RECORDS TO USE:
╔══
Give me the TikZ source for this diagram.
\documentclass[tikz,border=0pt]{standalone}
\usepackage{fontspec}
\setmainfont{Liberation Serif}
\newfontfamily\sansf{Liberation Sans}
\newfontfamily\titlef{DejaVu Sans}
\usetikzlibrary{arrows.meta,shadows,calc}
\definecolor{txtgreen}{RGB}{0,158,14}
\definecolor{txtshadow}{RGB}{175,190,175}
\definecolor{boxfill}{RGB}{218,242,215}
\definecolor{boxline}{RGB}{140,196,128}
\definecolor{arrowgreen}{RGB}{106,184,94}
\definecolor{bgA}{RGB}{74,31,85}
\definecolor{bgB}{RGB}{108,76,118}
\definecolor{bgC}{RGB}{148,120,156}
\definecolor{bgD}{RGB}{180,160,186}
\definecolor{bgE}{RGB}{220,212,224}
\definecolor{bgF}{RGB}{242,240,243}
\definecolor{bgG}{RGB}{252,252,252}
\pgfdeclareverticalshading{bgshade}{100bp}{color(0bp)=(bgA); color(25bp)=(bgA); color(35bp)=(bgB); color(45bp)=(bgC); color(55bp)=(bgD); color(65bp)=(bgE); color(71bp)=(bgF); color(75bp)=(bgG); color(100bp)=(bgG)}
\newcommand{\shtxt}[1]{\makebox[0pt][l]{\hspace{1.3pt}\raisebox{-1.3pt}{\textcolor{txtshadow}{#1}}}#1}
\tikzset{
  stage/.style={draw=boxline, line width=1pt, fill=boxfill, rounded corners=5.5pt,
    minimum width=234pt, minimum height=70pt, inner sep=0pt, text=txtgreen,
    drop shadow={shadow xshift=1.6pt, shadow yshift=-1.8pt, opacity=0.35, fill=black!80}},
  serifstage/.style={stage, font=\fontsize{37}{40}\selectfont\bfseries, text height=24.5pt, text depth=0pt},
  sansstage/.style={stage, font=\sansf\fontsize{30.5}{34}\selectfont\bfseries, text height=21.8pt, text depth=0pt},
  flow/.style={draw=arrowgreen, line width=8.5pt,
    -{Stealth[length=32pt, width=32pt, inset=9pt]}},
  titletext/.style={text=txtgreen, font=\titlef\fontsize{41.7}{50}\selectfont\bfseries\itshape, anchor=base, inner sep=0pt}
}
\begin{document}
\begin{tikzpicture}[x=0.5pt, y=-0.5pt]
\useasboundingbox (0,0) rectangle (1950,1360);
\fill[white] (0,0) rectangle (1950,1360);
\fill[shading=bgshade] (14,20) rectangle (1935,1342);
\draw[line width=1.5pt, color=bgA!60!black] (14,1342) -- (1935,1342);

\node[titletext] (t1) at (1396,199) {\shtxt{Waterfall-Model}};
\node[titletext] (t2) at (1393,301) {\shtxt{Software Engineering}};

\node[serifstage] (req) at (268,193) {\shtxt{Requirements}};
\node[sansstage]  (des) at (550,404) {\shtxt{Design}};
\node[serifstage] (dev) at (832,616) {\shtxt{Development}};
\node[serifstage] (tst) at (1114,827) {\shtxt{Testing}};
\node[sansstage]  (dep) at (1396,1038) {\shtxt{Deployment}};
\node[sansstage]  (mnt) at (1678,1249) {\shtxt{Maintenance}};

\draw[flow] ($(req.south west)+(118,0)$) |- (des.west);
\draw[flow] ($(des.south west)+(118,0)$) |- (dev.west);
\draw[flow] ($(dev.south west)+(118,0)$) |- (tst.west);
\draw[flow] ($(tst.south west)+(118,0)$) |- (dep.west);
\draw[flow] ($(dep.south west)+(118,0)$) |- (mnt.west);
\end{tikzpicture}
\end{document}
╚══
╔══
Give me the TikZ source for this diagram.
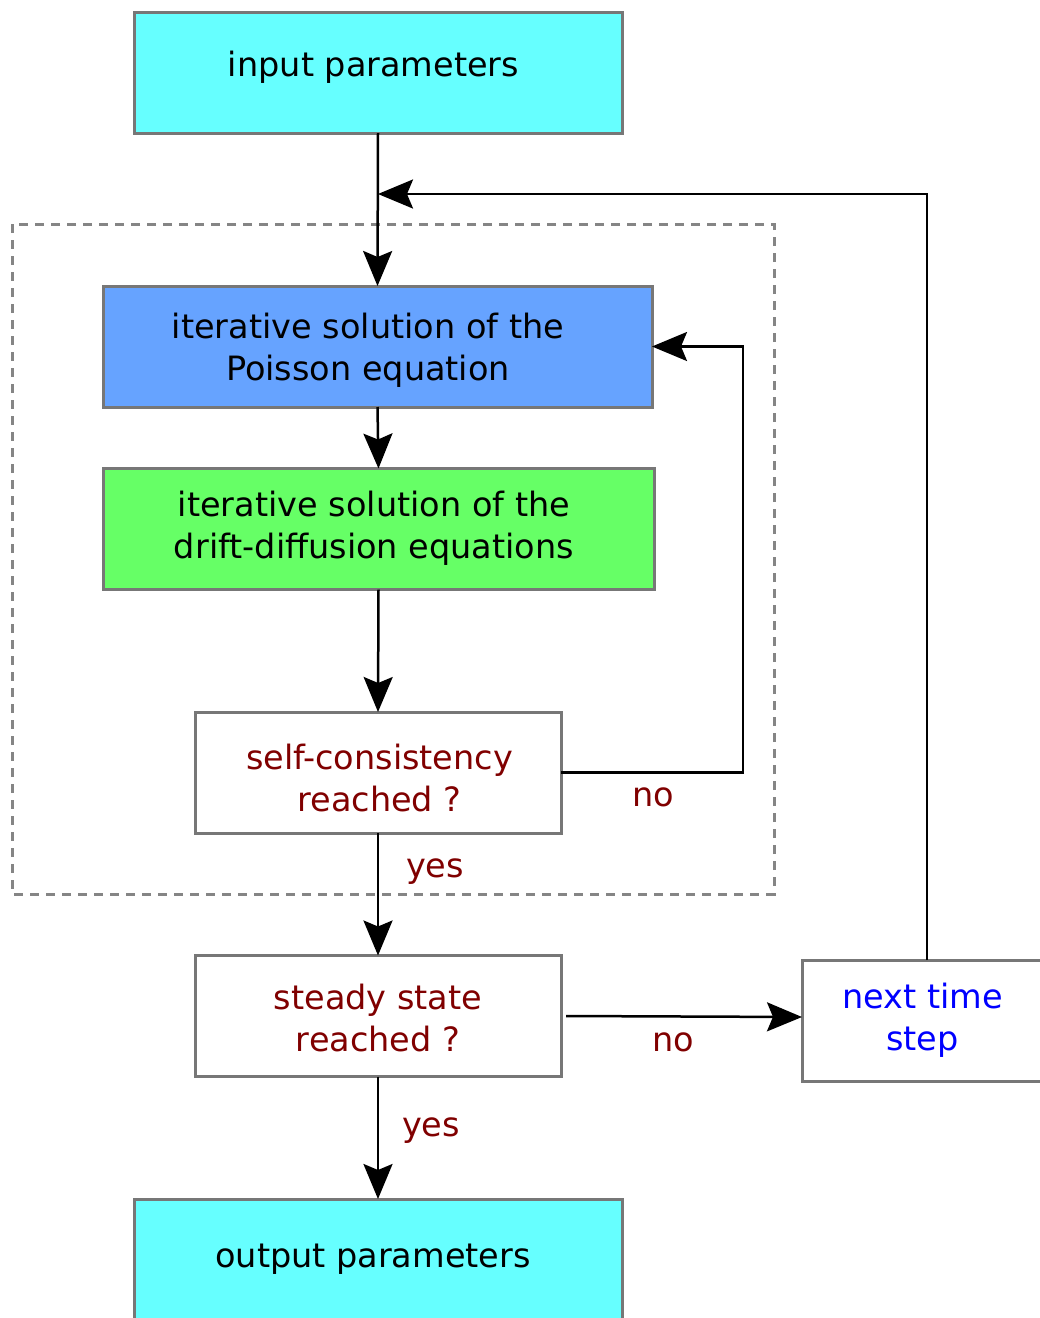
╚══
╔══
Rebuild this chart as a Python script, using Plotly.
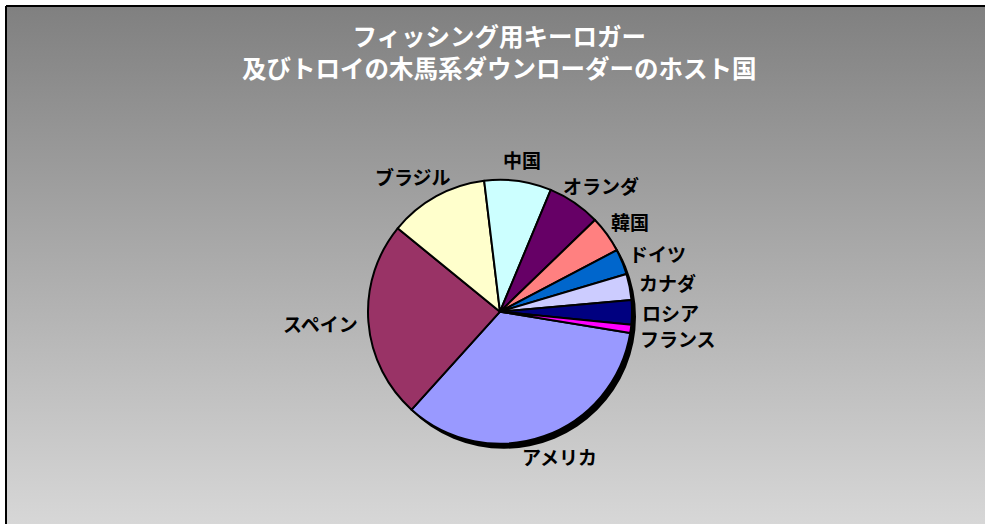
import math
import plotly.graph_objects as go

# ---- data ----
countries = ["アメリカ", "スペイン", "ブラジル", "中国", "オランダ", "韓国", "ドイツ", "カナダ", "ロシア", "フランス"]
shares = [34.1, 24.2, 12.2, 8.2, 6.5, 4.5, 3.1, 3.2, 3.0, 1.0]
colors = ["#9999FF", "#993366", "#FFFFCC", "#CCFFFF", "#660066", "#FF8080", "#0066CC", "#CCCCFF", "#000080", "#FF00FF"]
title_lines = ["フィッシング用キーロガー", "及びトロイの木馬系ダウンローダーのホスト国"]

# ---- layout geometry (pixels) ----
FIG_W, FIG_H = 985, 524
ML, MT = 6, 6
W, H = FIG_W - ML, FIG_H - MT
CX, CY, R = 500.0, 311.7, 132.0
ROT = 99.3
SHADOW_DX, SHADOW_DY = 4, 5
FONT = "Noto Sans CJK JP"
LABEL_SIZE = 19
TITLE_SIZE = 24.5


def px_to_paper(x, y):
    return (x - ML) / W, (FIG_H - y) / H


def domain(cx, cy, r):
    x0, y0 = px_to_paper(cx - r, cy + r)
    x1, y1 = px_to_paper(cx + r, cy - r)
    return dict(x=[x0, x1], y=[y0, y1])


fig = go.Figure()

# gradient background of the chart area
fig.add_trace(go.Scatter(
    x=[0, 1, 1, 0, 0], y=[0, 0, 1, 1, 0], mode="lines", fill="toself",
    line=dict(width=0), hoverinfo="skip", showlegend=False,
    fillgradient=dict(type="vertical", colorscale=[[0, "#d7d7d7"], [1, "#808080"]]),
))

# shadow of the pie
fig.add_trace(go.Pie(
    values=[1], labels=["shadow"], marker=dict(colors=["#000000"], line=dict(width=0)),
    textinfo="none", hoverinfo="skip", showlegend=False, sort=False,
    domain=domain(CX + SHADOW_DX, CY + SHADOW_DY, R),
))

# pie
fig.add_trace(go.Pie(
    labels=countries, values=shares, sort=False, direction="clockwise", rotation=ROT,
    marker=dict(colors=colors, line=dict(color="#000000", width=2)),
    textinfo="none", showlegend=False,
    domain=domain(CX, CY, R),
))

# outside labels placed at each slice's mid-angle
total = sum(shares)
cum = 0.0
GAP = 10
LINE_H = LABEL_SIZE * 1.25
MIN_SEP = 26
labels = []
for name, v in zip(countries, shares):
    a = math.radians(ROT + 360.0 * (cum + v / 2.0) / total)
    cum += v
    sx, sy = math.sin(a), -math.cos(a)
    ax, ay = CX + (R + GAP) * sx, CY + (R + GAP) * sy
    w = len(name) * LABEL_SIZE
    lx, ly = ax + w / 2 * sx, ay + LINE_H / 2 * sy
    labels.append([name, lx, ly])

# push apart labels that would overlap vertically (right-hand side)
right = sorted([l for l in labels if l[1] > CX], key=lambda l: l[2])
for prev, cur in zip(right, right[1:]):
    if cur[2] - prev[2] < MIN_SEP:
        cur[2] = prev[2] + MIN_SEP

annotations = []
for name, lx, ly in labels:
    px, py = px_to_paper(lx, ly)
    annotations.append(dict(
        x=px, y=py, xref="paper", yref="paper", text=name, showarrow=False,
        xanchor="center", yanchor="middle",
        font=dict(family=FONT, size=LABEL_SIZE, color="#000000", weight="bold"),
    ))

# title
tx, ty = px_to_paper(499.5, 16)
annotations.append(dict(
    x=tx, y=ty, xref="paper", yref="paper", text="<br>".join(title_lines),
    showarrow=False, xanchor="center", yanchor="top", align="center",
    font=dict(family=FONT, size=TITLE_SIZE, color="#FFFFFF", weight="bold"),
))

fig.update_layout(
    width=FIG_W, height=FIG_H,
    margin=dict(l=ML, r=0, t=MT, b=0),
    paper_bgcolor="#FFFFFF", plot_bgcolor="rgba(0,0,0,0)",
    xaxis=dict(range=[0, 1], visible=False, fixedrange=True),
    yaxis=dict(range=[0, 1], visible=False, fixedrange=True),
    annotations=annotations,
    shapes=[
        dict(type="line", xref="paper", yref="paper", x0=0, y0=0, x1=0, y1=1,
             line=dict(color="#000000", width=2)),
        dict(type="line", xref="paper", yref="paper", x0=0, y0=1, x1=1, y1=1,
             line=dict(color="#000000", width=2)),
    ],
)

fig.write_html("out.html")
╚══
EXERCISE:
Copy out, exactly, every line from the one that contains "Rebuild this chart" through the one that contains "labels.append([name, lx, ly])". Pictures stay out of the copy.

WRITTEN SOLUTION:
Rebuild this chart as a Python script, using Plotly.
import math
import plotly.graph_objects as go

# ---- data ----
countries = ["アメリカ", "スペイン", "ブラジル", "中国", "オランダ", "韓国", "ドイツ", "カナダ", "ロシア", "フランス"]
shares = [34.1, 24.2, 12.2, 8.2, 6.5, 4.5, 3.1, 3.2, 3.0, 1.0]
colors = ["#9999FF", "#993366", "#FFFFCC", "#CCFFFF", "#660066", "#FF8080", "#0066CC", "#CCCCFF", "#000080", "#FF00FF"]
title_lines = ["フィッシング用キーロガー", "及びトロイの木馬系ダウンローダーのホスト国"]

# ---- layout geometry (pixels) ----
FIG_W, FIG_H = 985, 524
ML, MT = 6, 6
W, H = FIG_W - ML, FIG_H - MT
CX, CY, R = 500.0, 311.7, 132.0
ROT = 99.3
SHADOW_DX, SHADOW_DY = 4, 5
FONT = "Noto Sans CJK JP"
LABEL_SIZE = 19
TITLE_SIZE = 24.5


def px_to_paper(x, y):
    return (x - ML) / W, (FIG_H - y) / H


def domain(cx, cy, r):
    x0, y0 = px_to_paper(cx - r, cy + r)
    x1, y1 = px_to_paper(cx + r, cy - r)
    return dict(x=[x0, x1], y=[y0, y1])


fig = go.Figure()

# gradient background of the chart area
fig.add_trace(go.Scatter(
    x=[0, 1, 1, 0, 0], y=[0, 0, 1, 1, 0], mode="lines", fill="toself",
    line=dict(width=0), hoverinfo="skip", showlegend=False,
    fillgradient=dict(type="vertical", colorscale=[[0, "#d7d7d7"], [1, "#808080"]]),
))

# shadow of the pie
fig.add_trace(go.Pie(
    values=[1], labels=["shadow"], marker=dict(colors=["#000000"], line=dict(width=0)),
    textinfo="none", hoverinfo="skip", showlegend=False, sort=False,
    domain=domain(CX + SHADOW_DX, CY + SHADOW_DY, R),
))

# pie
fig.add_trace(go.Pie(
    labels=countries, values=shares, sort=False, direction="clockwise", rotation=ROT,
    marker=dict(colors=colors, line=dict(color="#000000", width=2)),
    textinfo="none", showlegend=False,
    domain=domain(CX, CY, R),
))

# outside labels placed at each slice's mid-angle
total = sum(shares)
cum = 0.0
GAP = 10
LINE_H = LABEL_SIZE * 1.25
MIN_SEP = 26
labels = []
for name, v in zip(countries, shares):
    a = math.radians(ROT + 360.0 * (cum + v / 2.0) / total)
    cum += v
    sx, sy = math.sin(a), -math.cos(a)
    ax, ay = CX + (R + GAP) * sx, CY + (R + GAP) * sy
    w = len(name) * LABEL_SIZE
    lx, ly = ax + w / 2 * sx, ay + LINE_H / 2 * sy
    labels.append([name, lx, ly])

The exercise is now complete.